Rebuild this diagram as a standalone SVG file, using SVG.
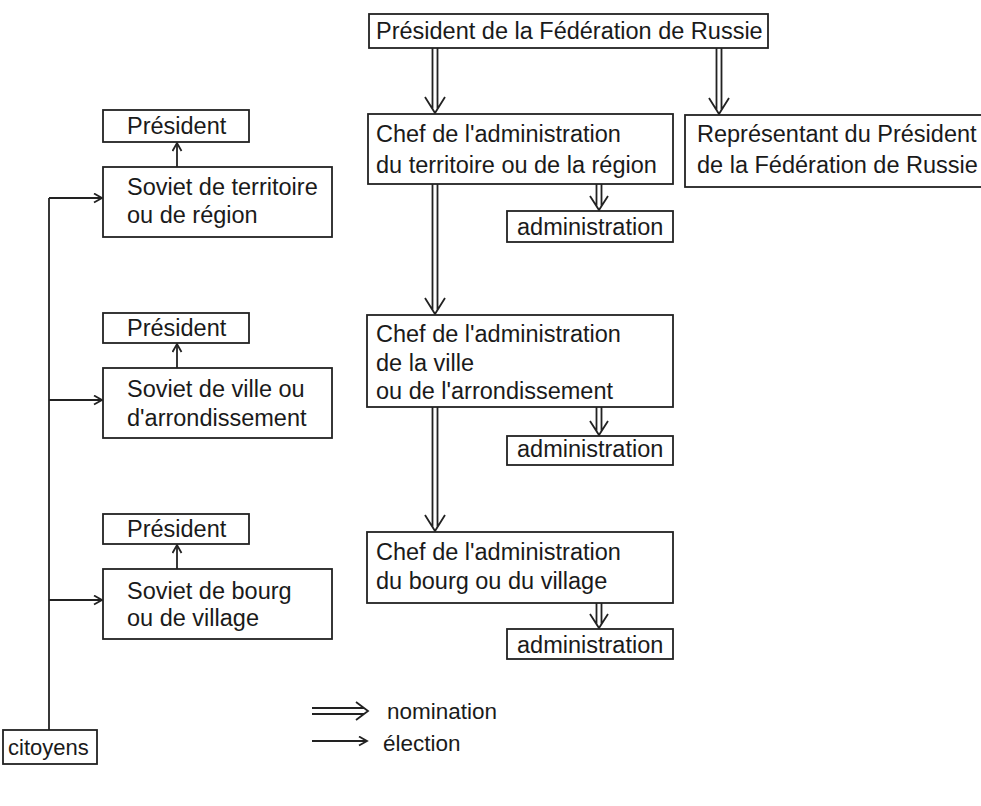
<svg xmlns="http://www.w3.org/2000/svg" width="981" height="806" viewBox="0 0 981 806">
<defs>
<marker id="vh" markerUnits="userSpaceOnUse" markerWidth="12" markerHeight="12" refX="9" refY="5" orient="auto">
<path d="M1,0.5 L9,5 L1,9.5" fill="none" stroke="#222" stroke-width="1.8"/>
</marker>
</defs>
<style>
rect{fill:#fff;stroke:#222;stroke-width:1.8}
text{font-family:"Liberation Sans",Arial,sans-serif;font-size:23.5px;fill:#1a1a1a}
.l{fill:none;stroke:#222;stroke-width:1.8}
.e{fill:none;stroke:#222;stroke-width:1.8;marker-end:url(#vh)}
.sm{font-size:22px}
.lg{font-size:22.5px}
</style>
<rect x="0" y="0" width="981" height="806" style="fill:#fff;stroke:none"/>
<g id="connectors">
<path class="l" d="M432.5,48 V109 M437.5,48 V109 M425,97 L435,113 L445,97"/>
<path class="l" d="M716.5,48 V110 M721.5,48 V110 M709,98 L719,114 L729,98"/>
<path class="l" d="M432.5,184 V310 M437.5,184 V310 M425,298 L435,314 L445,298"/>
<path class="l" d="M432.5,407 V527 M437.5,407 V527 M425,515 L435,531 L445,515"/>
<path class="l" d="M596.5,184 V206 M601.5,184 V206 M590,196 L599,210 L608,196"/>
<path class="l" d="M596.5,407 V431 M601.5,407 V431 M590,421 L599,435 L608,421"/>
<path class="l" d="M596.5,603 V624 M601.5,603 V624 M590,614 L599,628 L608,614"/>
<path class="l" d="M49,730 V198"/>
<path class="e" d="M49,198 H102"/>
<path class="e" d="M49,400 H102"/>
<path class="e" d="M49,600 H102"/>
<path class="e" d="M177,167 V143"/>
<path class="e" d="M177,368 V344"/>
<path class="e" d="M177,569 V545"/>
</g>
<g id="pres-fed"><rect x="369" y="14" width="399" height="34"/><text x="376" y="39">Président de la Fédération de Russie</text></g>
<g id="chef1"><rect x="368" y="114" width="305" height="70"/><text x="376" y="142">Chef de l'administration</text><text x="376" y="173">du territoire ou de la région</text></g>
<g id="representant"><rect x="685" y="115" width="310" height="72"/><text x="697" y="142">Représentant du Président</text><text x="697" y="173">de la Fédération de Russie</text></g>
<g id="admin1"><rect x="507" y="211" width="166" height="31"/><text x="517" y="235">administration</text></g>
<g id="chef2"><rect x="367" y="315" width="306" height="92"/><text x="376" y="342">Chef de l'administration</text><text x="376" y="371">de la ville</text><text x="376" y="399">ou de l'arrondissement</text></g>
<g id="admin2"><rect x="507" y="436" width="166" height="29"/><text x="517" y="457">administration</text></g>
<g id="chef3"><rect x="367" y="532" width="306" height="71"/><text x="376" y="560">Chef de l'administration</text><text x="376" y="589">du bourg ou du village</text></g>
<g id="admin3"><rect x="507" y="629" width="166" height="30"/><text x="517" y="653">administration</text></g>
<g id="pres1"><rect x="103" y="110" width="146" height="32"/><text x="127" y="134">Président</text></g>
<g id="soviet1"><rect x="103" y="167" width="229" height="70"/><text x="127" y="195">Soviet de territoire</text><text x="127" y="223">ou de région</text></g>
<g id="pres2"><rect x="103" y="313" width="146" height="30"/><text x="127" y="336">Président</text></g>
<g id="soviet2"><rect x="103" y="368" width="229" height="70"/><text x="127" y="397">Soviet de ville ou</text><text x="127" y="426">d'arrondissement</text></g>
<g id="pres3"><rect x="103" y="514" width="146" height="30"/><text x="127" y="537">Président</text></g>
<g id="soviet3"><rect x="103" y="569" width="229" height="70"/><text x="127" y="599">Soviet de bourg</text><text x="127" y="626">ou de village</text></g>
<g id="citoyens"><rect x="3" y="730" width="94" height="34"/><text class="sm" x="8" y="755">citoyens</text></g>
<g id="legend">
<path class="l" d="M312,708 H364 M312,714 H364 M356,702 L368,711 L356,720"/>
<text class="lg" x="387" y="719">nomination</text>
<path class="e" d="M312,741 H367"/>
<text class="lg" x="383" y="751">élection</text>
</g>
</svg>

■ TASK STATEMENT ■
Give all the lines above again, character for character, without pictures.

■ FULL ANSWER ■
Rebuild this diagram as a standalone SVG file, using SVG.
<svg xmlns="http://www.w3.org/2000/svg" width="981" height="806" viewBox="0 0 981 806">
<defs>
<marker id="vh" markerUnits="userSpaceOnUse" markerWidth="12" markerHeight="12" refX="9" refY="5" orient="auto">
<path d="M1,0.5 L9,5 L1,9.5" fill="none" stroke="#222" stroke-width="1.8"/>
</marker>
</defs>
<style>
rect{fill:#fff;stroke:#222;stroke-width:1.8}
text{font-family:"Liberation Sans",Arial,sans-serif;font-size:23.5px;fill:#1a1a1a}
.l{fill:none;stroke:#222;stroke-width:1.8}
.e{fill:none;stroke:#222;stroke-width:1.8;marker-end:url(#vh)}
.sm{font-size:22px}
.lg{font-size:22.5px}
</style>
<rect x="0" y="0" width="981" height="806" style="fill:#fff;stroke:none"/>
<g id="connectors">
<path class="l" d="M432.5,48 V109 M437.5,48 V109 M425,97 L435,113 L445,97"/>
<path class="l" d="M716.5,48 V110 M721.5,48 V110 M709,98 L719,114 L729,98"/>
<path class="l" d="M432.5,184 V310 M437.5,184 V310 M425,298 L435,314 L445,298"/>
<path class="l" d="M432.5,407 V527 M437.5,407 V527 M425,515 L435,531 L445,515"/>
<path class="l" d="M596.5,184 V206 M601.5,184 V206 M590,196 L599,210 L608,196"/>
<path class="l" d="M596.5,407 V431 M601.5,407 V431 M590,421 L599,435 L608,421"/>
<path class="l" d="M596.5,603 V624 M601.5,603 V624 M590,614 L599,628 L608,614"/>
<path class="l" d="M49,730 V198"/>
<path class="e" d="M49,198 H102"/>
<path class="e" d="M49,400 H102"/>
<path class="e" d="M49,600 H102"/>
<path class="e" d="M177,167 V143"/>
<path class="e" d="M177,368 V344"/>
<path class="e" d="M177,569 V545"/>
</g>
<g id="pres-fed"><rect x="369" y="14" width="399" height="34"/><text x="376" y="39">Président de la Fédération de Russie</text></g>
<g id="chef1"><rect x="368" y="114" width="305" height="70"/><text x="376" y="142">Chef de l'administration</text><text x="376" y="173">du territoire ou de la région</text></g>
<g id="representant"><rect x="685" y="115" width="310" height="72"/><text x="697" y="142">Représentant du Président</text><text x="697" y="173">de la Fédération de Russie</text></g>
<g id="admin1"><rect x="507" y="211" width="166" height="31"/><text x="517" y="235">administration</text></g>
<g id="chef2"><rect x="367" y="315" width="306" height="92"/><text x="376" y="342">Chef de l'administration</text><text x="376" y="371">de la ville</text><text x="376" y="399">ou de l'arrondissement</text></g>
<g id="admin2"><rect x="507" y="436" width="166" height="29"/><text x="517" y="457">administration</text></g>
<g id="chef3"><rect x="367" y="532" width="306" height="71"/><text x="376" y="560">Chef de l'administration</text><text x="376" y="589">du bourg ou du village</text></g>
<g id="admin3"><rect x="507" y="629" width="166" height="30"/><text x="517" y="653">administration</text></g>
<g id="pres1"><rect x="103" y="110" width="146" height="32"/><text x="127" y="134">Président</text></g>
<g id="soviet1"><rect x="103" y="167" width="229" height="70"/><text x="127" y="195">Soviet de territoire</text><text x="127" y="223">ou de région</text></g>
<g id="pres2"><rect x="103" y="313" width="146" height="30"/><text x="127" y="336">Président</text></g>
<g id="soviet2"><rect x="103" y="368" width="229" height="70"/><text x="127" y="397">Soviet de ville ou</text><text x="127" y="426">d'arrondissement</text></g>
<g id="pres3"><rect x="103" y="514" width="146" height="30"/><text x="127" y="537">Président</text></g>
<g id="soviet3"><rect x="103" y="569" width="229" height="70"/><text x="127" y="599">Soviet de bourg</text><text x="127" y="626">ou de village</text></g>
<g id="citoyens"><rect x="3" y="730" width="94" height="34"/><text class="sm" x="8" y="755">citoyens</text></g>
<g id="legend">
<path class="l" d="M312,708 H364 M312,714 H364 M356,702 L368,711 L356,720"/>
<text class="lg" x="387" y="719">nomination</text>
<path class="e" d="M312,741 H367"/>
<text class="lg" x="383" y="751">élection</text>
</g>
</svg>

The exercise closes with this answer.